Just having something on your car, by law, cannot void your warranty, albeit many dealerships prefer you to think that is the case. The way it CAN, however, void the warranty, is if the aftermarket piece - stereo, engine, or whatever else - causes damage to what you want fixed under warranty. (They can't void you warranty if you want them to fix a headlight and they claim your exhaust caused a problem with the engine...)


----------



## ChiefyGTO (Aug 7, 2006)

Also, congrats on the purchase and welcome!!


----------



## pickinfights (Oct 3, 2006)

so if i put a 400 shot on my goat and she melts down I can't just bring er in for a new ls1??:rofl:


----------



## beelowSS (Dec 11, 2006)

Thanks for the welcome and comment Chiefy. I guess my question pertains more to what immediately voids the warranty? Is this kind of thing documented by GM anywhere for performance vehicles such as the Vette and GTO?
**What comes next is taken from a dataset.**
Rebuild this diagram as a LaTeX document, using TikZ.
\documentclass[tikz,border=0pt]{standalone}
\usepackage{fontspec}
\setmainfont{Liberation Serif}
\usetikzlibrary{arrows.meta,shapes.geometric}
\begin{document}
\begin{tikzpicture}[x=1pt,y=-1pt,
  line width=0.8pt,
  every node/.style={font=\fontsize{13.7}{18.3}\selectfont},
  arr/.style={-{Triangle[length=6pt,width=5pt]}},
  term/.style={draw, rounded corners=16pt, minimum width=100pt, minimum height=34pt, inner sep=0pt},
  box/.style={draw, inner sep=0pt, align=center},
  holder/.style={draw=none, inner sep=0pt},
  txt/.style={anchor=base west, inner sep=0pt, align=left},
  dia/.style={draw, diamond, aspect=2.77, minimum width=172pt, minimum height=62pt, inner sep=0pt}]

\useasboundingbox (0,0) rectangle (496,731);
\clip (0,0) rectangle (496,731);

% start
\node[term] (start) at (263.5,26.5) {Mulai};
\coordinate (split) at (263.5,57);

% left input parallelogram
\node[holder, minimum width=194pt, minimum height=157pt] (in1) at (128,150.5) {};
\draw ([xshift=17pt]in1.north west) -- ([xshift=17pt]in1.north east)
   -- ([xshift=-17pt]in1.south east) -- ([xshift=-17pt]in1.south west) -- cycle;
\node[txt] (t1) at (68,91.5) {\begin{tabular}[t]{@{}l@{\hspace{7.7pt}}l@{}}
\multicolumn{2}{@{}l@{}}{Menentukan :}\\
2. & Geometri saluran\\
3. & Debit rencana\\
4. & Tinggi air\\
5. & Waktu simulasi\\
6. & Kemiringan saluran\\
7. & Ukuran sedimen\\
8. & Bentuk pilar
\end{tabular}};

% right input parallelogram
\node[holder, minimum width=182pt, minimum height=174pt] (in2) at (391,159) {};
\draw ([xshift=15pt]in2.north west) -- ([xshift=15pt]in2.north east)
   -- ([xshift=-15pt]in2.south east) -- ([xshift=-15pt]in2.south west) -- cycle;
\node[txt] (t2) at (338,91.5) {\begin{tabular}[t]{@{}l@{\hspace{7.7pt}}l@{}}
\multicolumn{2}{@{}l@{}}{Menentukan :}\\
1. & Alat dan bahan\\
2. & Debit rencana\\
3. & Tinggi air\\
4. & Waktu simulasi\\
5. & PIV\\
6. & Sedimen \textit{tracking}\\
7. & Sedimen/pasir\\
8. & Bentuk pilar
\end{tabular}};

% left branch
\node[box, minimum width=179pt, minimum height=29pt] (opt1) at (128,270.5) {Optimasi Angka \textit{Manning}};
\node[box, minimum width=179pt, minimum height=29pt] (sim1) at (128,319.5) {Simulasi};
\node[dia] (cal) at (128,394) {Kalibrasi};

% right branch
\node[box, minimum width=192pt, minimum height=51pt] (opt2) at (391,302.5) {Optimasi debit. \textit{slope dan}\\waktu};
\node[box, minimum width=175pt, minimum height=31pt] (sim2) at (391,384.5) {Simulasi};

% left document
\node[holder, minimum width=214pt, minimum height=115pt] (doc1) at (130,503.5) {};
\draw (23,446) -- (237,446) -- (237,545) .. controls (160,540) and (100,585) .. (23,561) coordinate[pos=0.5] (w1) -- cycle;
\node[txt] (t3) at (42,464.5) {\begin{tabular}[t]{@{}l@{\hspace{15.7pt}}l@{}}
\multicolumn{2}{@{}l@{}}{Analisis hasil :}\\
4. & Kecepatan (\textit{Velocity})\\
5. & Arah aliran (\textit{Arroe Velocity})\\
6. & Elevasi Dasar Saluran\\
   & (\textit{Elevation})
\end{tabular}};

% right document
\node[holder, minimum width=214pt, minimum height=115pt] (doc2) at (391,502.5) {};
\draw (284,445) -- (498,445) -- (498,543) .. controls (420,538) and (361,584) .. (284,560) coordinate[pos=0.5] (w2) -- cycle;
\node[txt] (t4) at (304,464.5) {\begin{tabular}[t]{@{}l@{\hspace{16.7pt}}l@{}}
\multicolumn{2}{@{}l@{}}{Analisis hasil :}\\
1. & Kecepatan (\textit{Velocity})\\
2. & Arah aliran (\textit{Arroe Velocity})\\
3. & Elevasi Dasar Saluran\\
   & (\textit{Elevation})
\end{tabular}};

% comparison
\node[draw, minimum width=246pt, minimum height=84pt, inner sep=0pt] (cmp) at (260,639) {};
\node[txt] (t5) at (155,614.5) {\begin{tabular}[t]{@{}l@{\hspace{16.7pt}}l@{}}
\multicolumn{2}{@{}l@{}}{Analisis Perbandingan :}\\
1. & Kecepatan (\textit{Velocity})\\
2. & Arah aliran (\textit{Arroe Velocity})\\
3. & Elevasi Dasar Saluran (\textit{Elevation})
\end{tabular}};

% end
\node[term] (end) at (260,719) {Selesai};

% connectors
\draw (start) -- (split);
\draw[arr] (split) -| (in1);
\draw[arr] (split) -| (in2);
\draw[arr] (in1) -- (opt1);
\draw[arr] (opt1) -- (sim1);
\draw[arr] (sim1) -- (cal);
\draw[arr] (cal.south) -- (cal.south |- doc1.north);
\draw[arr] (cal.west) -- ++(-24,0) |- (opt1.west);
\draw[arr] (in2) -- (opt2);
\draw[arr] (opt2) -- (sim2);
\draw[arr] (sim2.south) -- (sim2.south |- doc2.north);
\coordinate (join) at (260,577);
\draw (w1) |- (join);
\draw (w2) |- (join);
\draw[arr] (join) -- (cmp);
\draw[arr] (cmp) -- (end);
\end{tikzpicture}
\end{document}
I guess I could always pop Bob Lutz an email for an immediate response...aaaaaahahaaha


----------



## ChiefyGTO (Aug 7, 2006)

beelowSS said:


> Thanks for the welcome and comment Chiefy. I guess my question pertains more to what immediately voids the warranty? Is this kind of thing documented by GM anywhere for performance vehicles such as the Vette and GTO?
> 
> I guess I could always pop Bob Lutz an email for an immediate response...aaaaaahahaaha


Basically, if it's a fault of your own (racing, crash, things like that) or if the damage is caused by something you installed, then they can void it. Hope that helps. 

And no prob!


----------



## cammed06 (Dec 12, 2006)

Just remember when you eventually get a custom tune, If you are getting work done and there is a factory recall for them to flash the computer, thay won't necessarily tell you. Then you are trying to retrieve, upload and download your custom tune from someone.


----------